* Short task:
From the records below, copy every line that contains the word "this".

* Dataset excerpts:

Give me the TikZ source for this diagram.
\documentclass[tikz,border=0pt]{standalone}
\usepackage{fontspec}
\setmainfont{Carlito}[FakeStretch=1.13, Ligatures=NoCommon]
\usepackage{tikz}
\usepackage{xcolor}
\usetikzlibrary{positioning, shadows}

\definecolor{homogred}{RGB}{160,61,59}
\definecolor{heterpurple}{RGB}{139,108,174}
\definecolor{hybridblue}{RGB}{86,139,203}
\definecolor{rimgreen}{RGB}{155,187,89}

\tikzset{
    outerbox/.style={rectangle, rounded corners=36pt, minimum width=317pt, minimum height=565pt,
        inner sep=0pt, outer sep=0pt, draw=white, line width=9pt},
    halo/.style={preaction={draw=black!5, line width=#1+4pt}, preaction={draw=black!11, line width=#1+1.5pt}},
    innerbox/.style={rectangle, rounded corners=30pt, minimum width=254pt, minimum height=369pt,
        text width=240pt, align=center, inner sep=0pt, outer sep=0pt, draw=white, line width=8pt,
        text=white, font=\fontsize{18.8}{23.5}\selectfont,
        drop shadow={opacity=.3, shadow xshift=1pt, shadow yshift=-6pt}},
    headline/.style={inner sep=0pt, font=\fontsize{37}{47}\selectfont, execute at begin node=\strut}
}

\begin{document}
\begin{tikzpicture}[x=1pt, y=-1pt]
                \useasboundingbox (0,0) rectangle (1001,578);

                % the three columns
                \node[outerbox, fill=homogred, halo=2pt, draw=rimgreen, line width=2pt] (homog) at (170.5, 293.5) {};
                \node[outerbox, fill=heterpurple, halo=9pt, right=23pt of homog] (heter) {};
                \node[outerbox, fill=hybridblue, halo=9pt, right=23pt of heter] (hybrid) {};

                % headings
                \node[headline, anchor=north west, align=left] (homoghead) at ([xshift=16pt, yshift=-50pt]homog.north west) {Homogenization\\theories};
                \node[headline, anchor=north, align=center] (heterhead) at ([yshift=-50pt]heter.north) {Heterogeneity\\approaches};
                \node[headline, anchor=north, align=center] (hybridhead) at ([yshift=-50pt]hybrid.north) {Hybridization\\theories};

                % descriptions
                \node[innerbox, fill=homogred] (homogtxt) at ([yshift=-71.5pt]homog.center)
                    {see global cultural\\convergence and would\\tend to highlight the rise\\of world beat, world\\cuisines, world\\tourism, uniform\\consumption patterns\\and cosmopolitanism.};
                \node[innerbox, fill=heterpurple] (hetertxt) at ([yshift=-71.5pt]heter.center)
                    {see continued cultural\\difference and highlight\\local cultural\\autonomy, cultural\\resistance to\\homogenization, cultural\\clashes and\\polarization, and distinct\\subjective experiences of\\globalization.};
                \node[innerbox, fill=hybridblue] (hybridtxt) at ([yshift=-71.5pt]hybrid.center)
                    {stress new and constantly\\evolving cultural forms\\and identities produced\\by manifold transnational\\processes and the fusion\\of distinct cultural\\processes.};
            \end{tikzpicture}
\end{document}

--

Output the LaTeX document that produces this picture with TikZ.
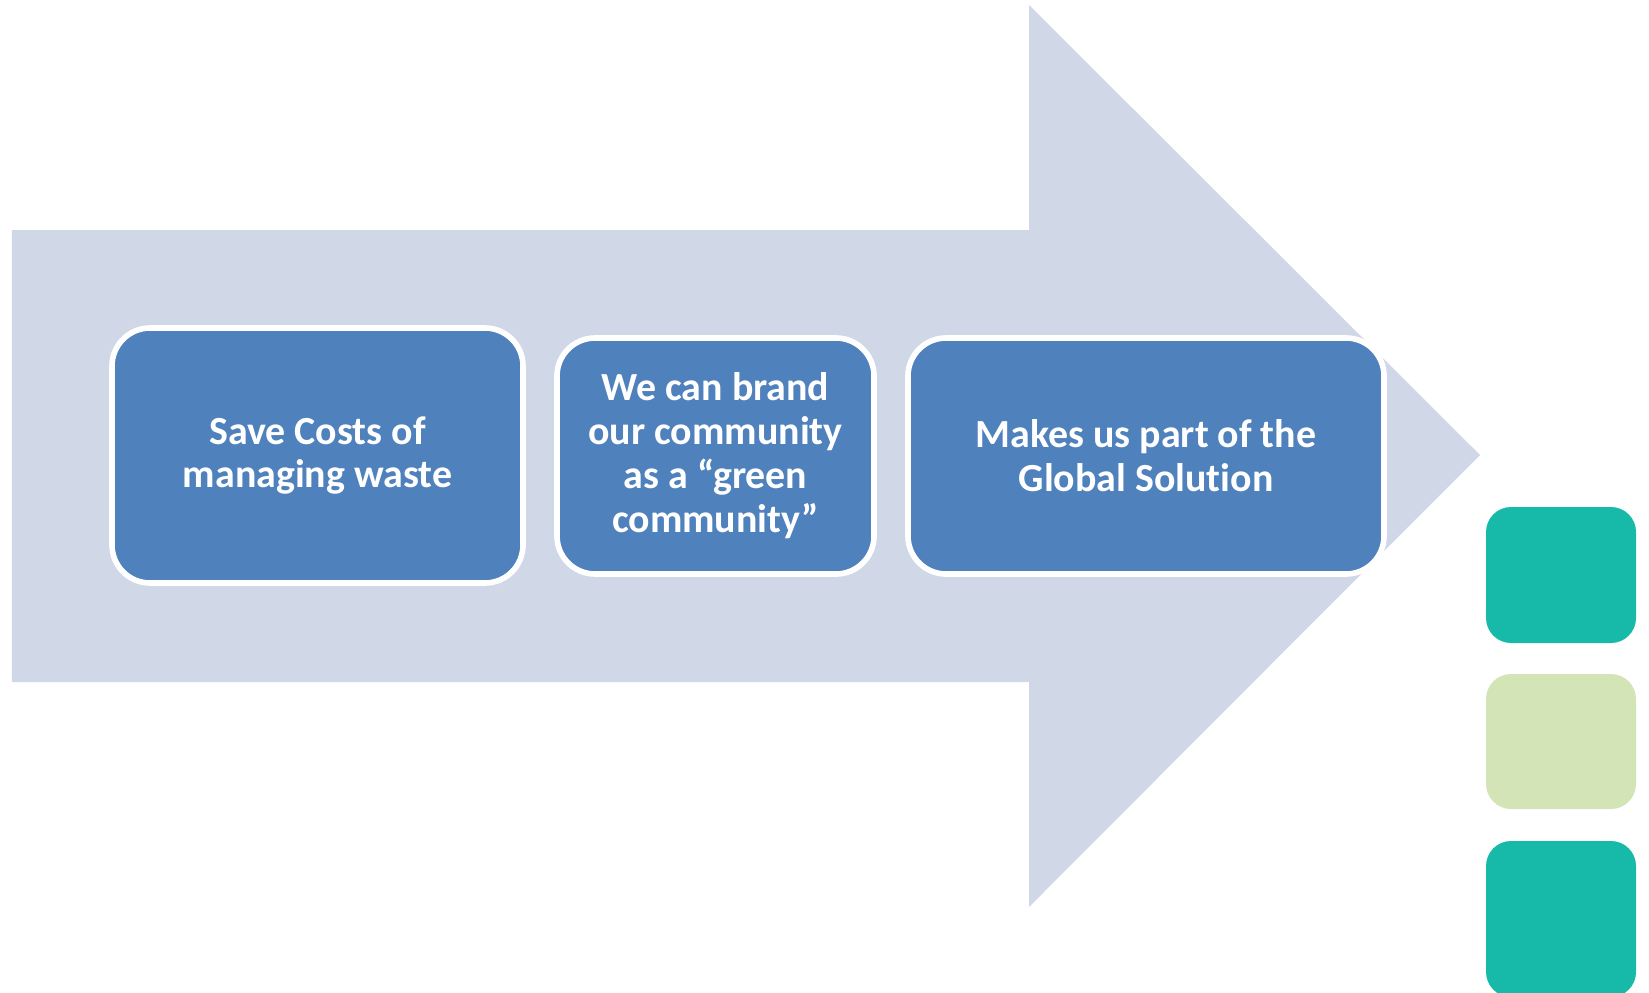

...

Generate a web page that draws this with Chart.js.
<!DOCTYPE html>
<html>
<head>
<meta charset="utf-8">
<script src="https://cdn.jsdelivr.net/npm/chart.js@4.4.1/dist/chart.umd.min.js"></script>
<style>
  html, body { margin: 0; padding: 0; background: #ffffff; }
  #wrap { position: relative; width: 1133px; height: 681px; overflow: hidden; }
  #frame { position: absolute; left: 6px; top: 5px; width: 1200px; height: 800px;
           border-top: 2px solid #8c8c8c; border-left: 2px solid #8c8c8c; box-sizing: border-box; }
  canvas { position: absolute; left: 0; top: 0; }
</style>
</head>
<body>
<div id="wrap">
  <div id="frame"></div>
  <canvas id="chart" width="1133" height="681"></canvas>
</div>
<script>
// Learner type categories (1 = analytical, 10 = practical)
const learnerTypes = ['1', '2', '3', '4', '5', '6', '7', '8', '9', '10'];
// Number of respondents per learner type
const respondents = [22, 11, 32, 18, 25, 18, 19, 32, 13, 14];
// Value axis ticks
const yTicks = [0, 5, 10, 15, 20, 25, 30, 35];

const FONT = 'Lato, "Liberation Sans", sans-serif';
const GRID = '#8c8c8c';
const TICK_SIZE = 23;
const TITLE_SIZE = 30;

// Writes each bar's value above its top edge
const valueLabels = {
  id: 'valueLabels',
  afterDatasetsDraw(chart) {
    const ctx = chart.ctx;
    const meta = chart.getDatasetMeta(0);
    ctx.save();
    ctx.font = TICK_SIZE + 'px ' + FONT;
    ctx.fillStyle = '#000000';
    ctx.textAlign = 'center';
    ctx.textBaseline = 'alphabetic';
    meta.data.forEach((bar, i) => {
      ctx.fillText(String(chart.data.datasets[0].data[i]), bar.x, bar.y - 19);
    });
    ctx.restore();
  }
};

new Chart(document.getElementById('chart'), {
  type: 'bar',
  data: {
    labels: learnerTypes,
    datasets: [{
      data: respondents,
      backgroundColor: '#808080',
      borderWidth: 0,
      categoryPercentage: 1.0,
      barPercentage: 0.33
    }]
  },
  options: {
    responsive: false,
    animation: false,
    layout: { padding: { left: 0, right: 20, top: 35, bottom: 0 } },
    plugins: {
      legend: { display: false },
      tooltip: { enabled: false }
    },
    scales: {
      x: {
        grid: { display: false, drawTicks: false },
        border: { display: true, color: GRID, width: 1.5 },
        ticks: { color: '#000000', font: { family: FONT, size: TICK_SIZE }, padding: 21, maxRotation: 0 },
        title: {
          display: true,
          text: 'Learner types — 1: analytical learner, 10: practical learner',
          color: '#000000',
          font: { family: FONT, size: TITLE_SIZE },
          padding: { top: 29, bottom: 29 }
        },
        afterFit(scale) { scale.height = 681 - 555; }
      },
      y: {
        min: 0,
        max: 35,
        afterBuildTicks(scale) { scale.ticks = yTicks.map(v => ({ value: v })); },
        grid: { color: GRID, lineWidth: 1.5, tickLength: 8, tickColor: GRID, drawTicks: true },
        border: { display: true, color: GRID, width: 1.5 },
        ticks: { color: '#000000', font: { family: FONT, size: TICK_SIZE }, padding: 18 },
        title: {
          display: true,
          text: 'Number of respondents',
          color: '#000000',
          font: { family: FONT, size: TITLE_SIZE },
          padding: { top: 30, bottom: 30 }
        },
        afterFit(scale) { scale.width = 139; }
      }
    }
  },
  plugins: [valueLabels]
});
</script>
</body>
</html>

* The output:
Give me the TikZ source for this diagram.
Output the LaTeX document that produces this picture with TikZ.
Generate a web page that draws this with Chart.js.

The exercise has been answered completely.